## start Provided material
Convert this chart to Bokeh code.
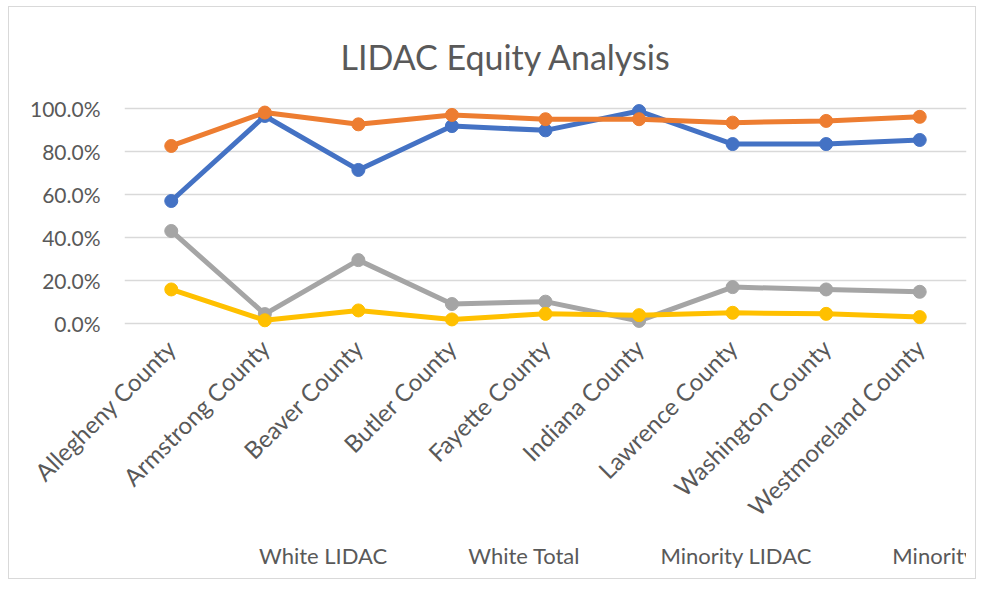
import math
from bokeh.plotting import figure
from bokeh.layouts import column
from bokeh.models import FixedTicker, NumeralTickFormatter, Legend, LegendItem, Range1d
from bokeh.embed import file_html
from bokeh.resources import INLINE

counties = ["Allegheny County", "Armstrong County", "Beaver County", "Butler County",
            "Fayette County", "Indiana County", "Lawrence County", "Washington County",
            "Westmoreland County"]
white_lidac = [0.57, 0.967, 0.715, 0.92, 0.90, 0.99, 0.836, 0.836, 0.855]
white_total = [0.827, 0.983, 0.928, 0.972, 0.952, 0.952, 0.936, 0.944, 0.963]
minority_lidac = [0.43, 0.042, 0.294, 0.089, 0.10, 0.01, 0.168, 0.157, 0.146]
minority_total = [0.157, 0.013, 0.059, 0.017, 0.043, 0.037, 0.048, 0.043, 0.028]
y_ticks = [0.0, 0.2, 0.4, 0.6, 0.8, 1.0]

series = [("White LIDAC", white_lidac, "#4472C4"),
          ("White Total", white_total, "#ED7D31"),
          ("Minority LIDAC", minority_lidac, "#A5A5A5"),
          ("Minority Total", minority_total, "#FFC000")]

FONT = "Lato"
TXT = "#595959"

p = figure(frame_width=842, frame_height=227, x_range=counties, y_range=Range1d(-0.03, 1.03),
           output_backend="svg", toolbar_location=None,
           min_border_left=115, min_border_right=9, min_border_top=95, min_border_bottom=5)

p.title.text = "LIDAC Equity Analysis"
p.title.align = "left"
p.title.offset = 216
p.title.text_font = FONT
p.title.text_font_size = "34px"
p.title.text_font_style = "normal"
p.title.text_color = TXT
p.title.standoff = 51

p.outline_line_color = None
p.xgrid.grid_line_color = None
p.ygrid.ticker = FixedTicker(ticks=y_ticks)
p.ygrid.grid_line_color = "#d9d9d9"
p.ygrid.grid_line_width = 1.3

p.yaxis.ticker = FixedTicker(ticks=y_ticks)
p.yaxis.formatter = NumeralTickFormatter(format="0.0%")
p.yaxis.axis_line_color = None
p.yaxis.major_tick_line_color = None
p.yaxis.minor_tick_line_color = None
p.yaxis.major_label_text_font = FONT
p.yaxis.major_label_text_font_size = "21px"
p.yaxis.major_label_text_color = TXT
p.yaxis.major_label_standoff = 18

p.xaxis.axis_line_color = None
p.xaxis.major_tick_line_color = None
p.xaxis.major_label_orientation = math.pi / 4
p.xaxis.major_label_text_font = FONT
p.xaxis.major_label_text_font_size = "24px"
p.xaxis.major_label_text_color = TXT
p.xaxis.major_label_standoff = 8

for name, vals, color in series:
    p.line(counties, vals, line_color=color, line_width=5)
    p.scatter(counties, vals, size=13, fill_color=color, line_color=color)

# separate strip for the legend, stacked under the chart
lg = figure(width=966, height=44, x_range=Range1d(0, 1), y_range=Range1d(0, 1),
            output_backend="svg", toolbar_location=None,
            min_border_left=0, min_border_right=0, min_border_top=0, min_border_bottom=0)
lg.axis.visible = False
lg.grid.visible = False
lg.outline_line_color = None

items = []
for name, vals, color in series:
    r1 = lg.line([], [], line_color=color, line_width=5)
    r2 = lg.scatter([], [], size=13, fill_color=color, line_color=color)
    items.append(LegendItem(label=name, renderers=[r1, r2]))

legend = Legend(items=items, orientation="horizontal", location=(74, 9),
                glyph_width=57, glyph_height=20, label_standoff=4, spacing=20,
                label_text_font=FONT, label_text_font_size="22px", label_text_color=TXT,
                border_line_color=None, background_fill_alpha=0, margin=0, padding=0)
lg.add_layout(legend, "center")

layout = column(p, lg, spacing=0)
layout.styles = {"border": "1px solid #d9d9d9", "margin": "6px 0px 0px 8px"}

open("out.html", "w").write(file_html(layout, INLINE))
## end Provided material
→ Your instructions
Quote, exactly and only, the lines from the first line of the data above through the line containing "from bokeh.resources import INLINE". The pictures do not belong in it.

→ Solution for this task
Convert this chart to Bokeh code.
import math
from bokeh.plotting import figure
from bokeh.layouts import column
from bokeh.models import FixedTicker, NumeralTickFormatter, Legend, LegendItem, Range1d
from bokeh.embed import file_html
from bokeh.resources import INLINE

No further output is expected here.